Hubway collects a variety of features for each trip with one of their bikes. These include a timestamp, start/end station, bike ID, subscription type (registered or “tourist”), and some other user-related data (gender, ZIP-code, etc.). In 2014 they observed 1,192,805 trips in total. Although I have no detailed knowledge about their internal prediction models, it is obvious that this dataset offers an immense potential for data-driven predictions to optimize Hubway’s business. A couple of questions that Hubway can address by applying statistical models to the dataset:
- How do the commuting patterns in the Boston area look like?
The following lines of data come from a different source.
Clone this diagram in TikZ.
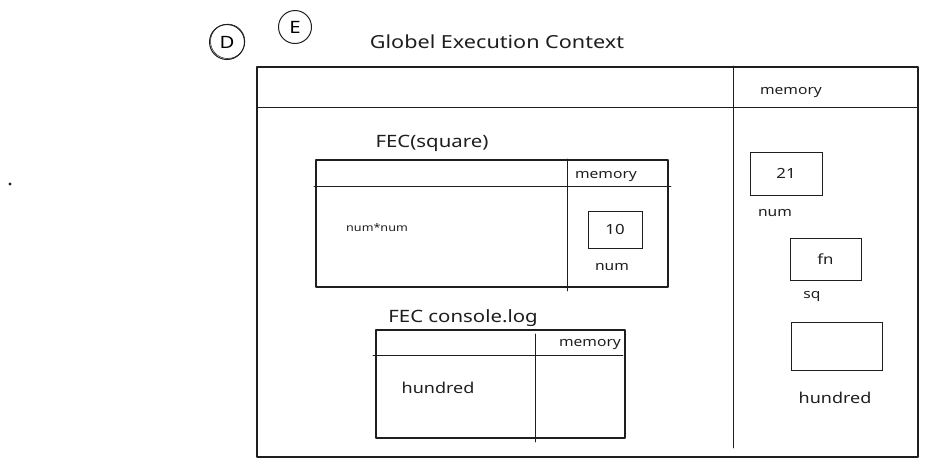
\documentclass[tikz,border=0pt]{standalone}
\usepackage{fontspec}
\setmainfont{Noto Sans}[FakeStretch=1.2]
\definecolor{ink}{HTML}{1E1E1E}
\begin{document}
\begin{tikzpicture}[x=1pt,y=-1pt,
  line/.style={draw=ink,line width=1.1pt,line cap=round,line join=round},
  thin/.style={draw=ink,line width=0.8pt,line cap=round},
  box/.style={draw=ink,line width=1pt,rectangle,inner sep=0pt},
  lbl/.style={text=ink,inner sep=0pt,font=\fontsize{13}{15}\selectfont},
  word/.style={text=ink,inner sep=0pt,font=\fontsize{15}{17}\selectfont},
  val/.style={text=ink,inner sep=0pt,font=\fontsize{14}{16}\selectfont},
  title/.style={text=ink,inner sep=0pt,font=\fontsize{18}{21}\selectfont},
  small/.style={text=ink,inner sep=0pt,font=\fontsize{13}{15}\selectfont},
  letter/.style={circle,draw=ink,line width=1pt,inner sep=0pt,
                 font=\fontsize{17}{18}\selectfont}]
\useasboundingbox (0,0) rectangle (934,467);

% stray dot
\fill[ink] (10,184) circle (1.6);

% lettered circles
\node[letter,minimum size=35pt] (d) at (227,42) {D};
\draw[ink,line width=0.5pt] (227.7,41.3) circle (17.2);
\node[letter,minimum size=33pt] (e) at (295,27) {E};

\node[title] (gec) at (497,42) {Globel Execution Context};

% global execution context frame
\draw[line] (257,67) rectangle (918,457);
\draw[thin] (257,107) -- (918,107);
\draw[thin] (733,66) -- (733,448);
\node[lbl] (gmem) at (791,93) {memory};

% global memory
\node[box,minimum width=72pt,minimum height=43pt] (b21) at (786,173.5) {};
\node[val] at (b21) {21};
\node[small] (gnum) at (775,213) {num};
\node[box,minimum width=71pt,minimum height=42pt] (bfn) at (825.5,259) {};
\node[val] at (bfn) {fn};
\node[small] (gsq) at (812,297) {sq};
\node[box,minimum width=91pt,minimum height=48pt] (bhun) at (836.5,346) {};
\node[word] (ghun) at (835,398) {hundred};

% function execution context: square
\node[title,font=\fontsize{17}{19}\selectfont] (fsq) at (432,143) {FEC(square)};
\draw[line] (316,160) rectangle (668,287);
\draw[thin] (314,186) -- (671,186);
\draw[thin] (567,159) -- (567,291);
\node[lbl] (smem) at (606,177) {memory};
\node[small,font=\fontsize{10.5}{12}\selectfont] (sexpr) at (377,228) {num*num};
\node[box,minimum width=54pt,minimum height=37pt] (b10) at (615,229.5) {};
\node[val] at (b10) {10};
\node[small] (snum) at (612,267) {num};

% function execution context: console.log
\node[title,font=\fontsize{17}{19}\selectfont] (fcl) at (463,318) {FEC console.log};
\draw[line] (376,330) rectangle (625,438);
\draw[thin] (373,355) -- (623,355);
\draw[thin] (535,334) -- (535,442);
\node[lbl] (cmem) at (590,345) {memory};
\node[word] (chun) at (438,388) {hundred};
\end{tikzpicture}
\end{document}
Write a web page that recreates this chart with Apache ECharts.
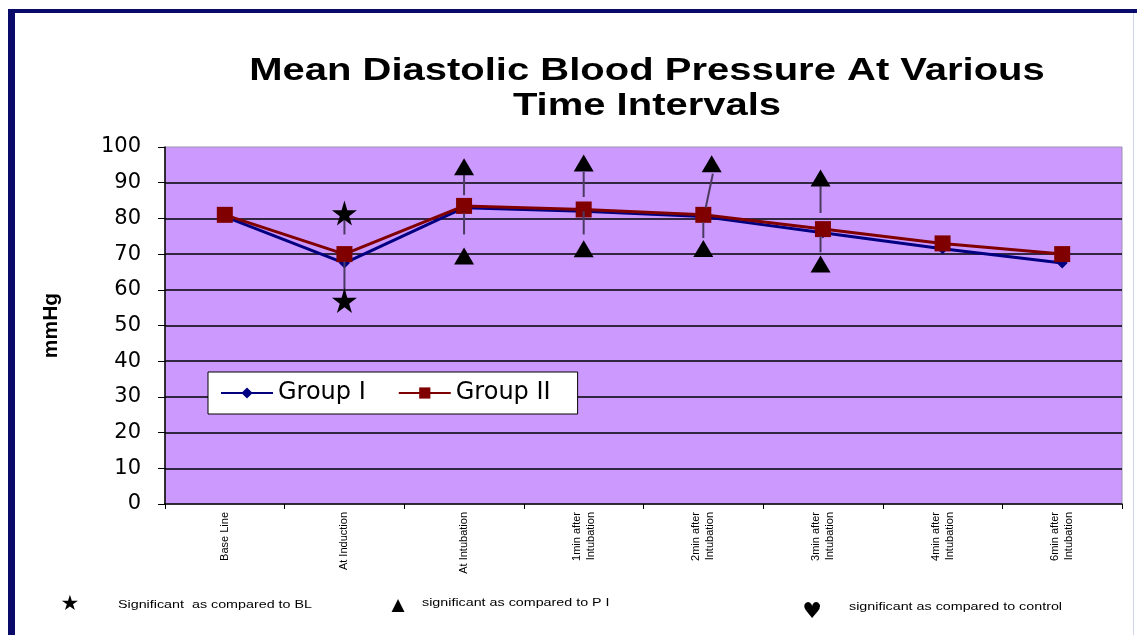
<!DOCTYPE html>
<html>
<head>
<meta charset="utf-8">
<script src="https://cdn.jsdelivr.net/npm/echarts@6/dist/echarts.min.js"></script>
<style>html,body{margin:0;padding:0;background:#fff;}#chart{width:1137px;height:635px;}</style>
</head>
<body>
<div id="chart"></div>
<script>
const titleLines = ['Mean Diastolic Blood Pressure At Various', 'Time Intervals'];
const categories = ['Base Line', 'At Induction', 'At Intubation', '1min after\nIntubation', '2min after\nIntubation', '3min after\nIntubation', '4min after\nIntubation', '6min after\nIntubation'];
const yTicks = [0, 10, 20, 30, 40, 50, 60, 70, 80, 90, 100];
const groupI = [80.5, 67.5, 83, 82, 80.5, 76, 71.5, 67.5];
const groupII = [81, 70, 83.5, 82.5, 81, 77, 73, 70];
// annotation marks: [position along categories (index + 0.5 = centre), value]
const starMarks = [[1.5, 81.5], [1.5, 57]];
const triangleMarks = [[2.5, 94.5], [2.5, 69.5], [3.5, 95.5], [3.5, 71.5], [4.57, 95.3], [4.5, 71.6], [5.48, 91.3], [5.48, 67.2]];
// connector segments: [x1, y1, x2, y2]
const connectors = [
  [1.5, 80, 1.5, 75.5], [1.5, 68, 1.5, 58.8],
  [2.5, 92.5, 2.5, 86.5], [2.5, 81.5, 2.5, 75.5],
  [3.5, 93, 3.5, 86], [3.5, 82, 3.5, 75.5],
  [4.58, 92.5, 4.52, 83], [4.5, 79, 4.5, 74.5],
  [5.48, 89, 5.48, 81.5], [5.48, 75, 5.48, 70.5]
];
const footnotes = ['Significant  as compared to BL', 'significant as compared to P I', 'significant as compared to control'];
const footSymbols = ['\u2605', '\u25B2', '\u2665'];

const STAR = 'path://M50,0 L61,35 L98,35 L68,57 L79,91 L50,70 L21,91 L32,57 L2,35 L39,35 Z';

const chart = echarts.init(document.getElementById('chart'));
const option = {
  backgroundColor: '#fff',
  animation: false,
  graphic: [
    { type: 'rect', shape: { x: 8, y: 9, width: 7, height: 640 }, style: { fill: '#0a0a6a' }, z: 100 },
    { type: 'rect', shape: { x: 8, y: 9, width: 1140, height: 4 }, style: { fill: '#0a0a6a' }, z: 100 },
    { type: 'rect', shape: { x: 1133, y: 13, width: 1, height: 640 }, style: { fill: '#d0d4e8' }, z: 100 },
    { type: 'text', x: 647, y: 71, scaleX: 1.29, style: { text: titleLines[0], font: 'bold 31px "Liberation Sans", Arial', fill: '#000', align: 'center', verticalAlign: 'middle' } },
    { type: 'text', x: 647, y: 106, scaleX: 1.29, style: { text: titleLines[1], font: 'bold 31px "Liberation Sans", Arial', fill: '#000', align: 'center', verticalAlign: 'middle' } },
    { type: 'text', x: 70, y: 605, style: { text: footSymbols[0], font: '21px "DejaVu Sans"', fill: '#000', align: 'center', verticalAlign: 'middle' } },
    { type: 'text', x: 118, y: 605, scaleX: 1.3, style: { text: footnotes[0], font: '11px "Liberation Sans", Arial', fill: '#000', align: 'left', verticalAlign: 'middle' } },
    { type: 'text', x: 398, y: 606, style: { text: footSymbols[1], font: '17px "DejaVu Sans"', fill: '#000', align: 'center', verticalAlign: 'middle' } },
    { type: 'text', x: 422, y: 603, scaleX: 1.3, style: { text: footnotes[1], font: '11px "Liberation Sans", Arial', fill: '#000', align: 'left', verticalAlign: 'middle' } },
    { type: 'text', x: 812, y: 612, style: { text: footSymbols[2], font: '22px "DejaVu Sans"', fill: '#000', align: 'center', verticalAlign: 'middle' } },
    { type: 'text', x: 849, y: 607, scaleX: 1.3, style: { text: footnotes[2], font: '11px "Liberation Sans", Arial', fill: '#000', align: 'left', verticalAlign: 'middle' } }
  ],
  legend: {
    left: 208, top: 372,
    orient: 'horizontal',
    backgroundColor: '#fff',
    borderColor: '#000', borderWidth: 1, borderRadius: 0,
    padding: [9, 27, 9, 12],
    itemGap: 32, itemWidth: 52, itemHeight: 14,
    textStyle: { fontSize: 24, fontFamily: '"DejaVu Sans", sans-serif', color: '#000' },
    data: ['Group I', 'Group II']
  },
  grid: { left: 165, right: 15, top: 147, bottom: 131, show: true, backgroundColor: '#CC99FF', borderColor: '#9a90b0', borderWidth: 1 },
  xAxis: [
    {
      type: 'category', data: categories, boundaryGap: true,
      axisLine: { lineStyle: { color: '#000', width: 1.5 } },
      axisTick: { show: true, length: 5, lineStyle: { color: '#000' } },
      axisLabel: { rotate: 90, fontSize: 11, lineHeight: 14, color: '#000', margin: 8, fontFamily: '"Liberation Sans", Arial', interval: 0 },
      splitLine: { show: false }
    },
    { type: 'value', min: 0, max: 8, show: false }
  ],
  yAxis: {
    type: 'value', min: 0, max: 100, interval: 10,
    name: 'mmHg', nameLocation: 'middle', nameGap: 103, nameRotate: 90,
    nameTextStyle: { fontSize: 21, fontWeight: 'bold', fontFamily: '"Liberation Sans", Arial', color: '#000' },
    axisLine: { show: true, lineStyle: { color: '#000', width: 1.5 } },
    axisTick: { show: true, length: 7, lineStyle: { color: '#000' } },
    axisLabel: { fontSize: 21, color: '#000', margin: 24, fontFamily: '"DejaVu Sans", sans-serif', formatter: v => yTicks.includes(v) ? String(v) : '' },
    splitLine: { show: true, showMaxLine: false, showMinLine: false, lineStyle: { color: '#000', width: 1.5 } }
  },
  series: [
    {
      name: 'Group I', type: 'line', data: groupI, xAxisIndex: 0,
      symbol: 'diamond', symbolSize: 11,
      lineStyle: { color: '#000080', width: 3 }, itemStyle: { color: '#000080' }, z: 3
    },
    {
      name: 'Group II', type: 'line', data: groupII, xAxisIndex: 0,
      symbol: 'rect', symbolSize: 16,
      lineStyle: { color: '#800000', width: 3 }, itemStyle: { color: '#800000' }, z: 4
    },
    {
      name: 'connectors', type: 'custom', xAxisIndex: 1, data: connectors, z: 5,
      renderItem: (params, api) => {
        const p1 = api.coord([api.value(0), api.value(1)]);
        const p2 = api.coord([api.value(2), api.value(3)]);
        return { type: 'line', shape: { x1: p1[0], y1: p1[1], x2: p2[0], y2: p2[1] }, style: { stroke: '#4a3a60', lineWidth: 2 } };
      }
    },
    {
      name: 'stars', type: 'scatter', xAxisIndex: 1, data: starMarks, symbol: STAR, symbolSize: 25,
      itemStyle: { color: '#000', opacity: 1 }, z: 6
    },
    {
      name: 'triangles', type: 'scatter', xAxisIndex: 1, data: triangleMarks, symbol: 'triangle', symbolSize: [20, 17],
      itemStyle: { color: '#000', opacity: 1 }, z: 6
    }
  ]
};
chart.setOption(option);
</script>
</body>
</html>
Which stations are affected by a significant imbalance of inbound/outbound traffic in the morning/evening?
- How does the time and weekday influence demand? What’s the effect of holidays or special events?
- How does the weather influence the network?
- What’s the optimal policy for the bike relocation truck for a given day?
- Where should Hubway extend their existing locations or build new stations?
To give you a brief idea about the dimension and potential of the Hubway data, I created a simple dashboard using their publicly available datasets from 2011-2013. Feel free to play around with it – it’s interactive! 😉
Hubway didn’t just use their internal capabilities to analyze the data, but soon discovered new creative way to leverage their data wealth: They used the crowd to get additional insights. As there are many people that are immediately benefitting from improved local transportation services, the nature of Hubway’s business seems to fit perfectly to a crowdsourcing approach. In 2013 and 2014 Hubway therefore set up a public data analytics challenge to visualize and analyze their dataset, which they made available to the public. The challenge resulted in a huge number of submissions and stunning visualizations.
Is that all there is? I guess not, and there are many different options to further work on a data-driven bike sharing future in Boston. Potential improvements include dynamic pricing models to reduce the imbalance of the demand, the connection with other public transportation services (Internet of Things), or further extensions to their (already very good) mobile services for smartphones and –watches.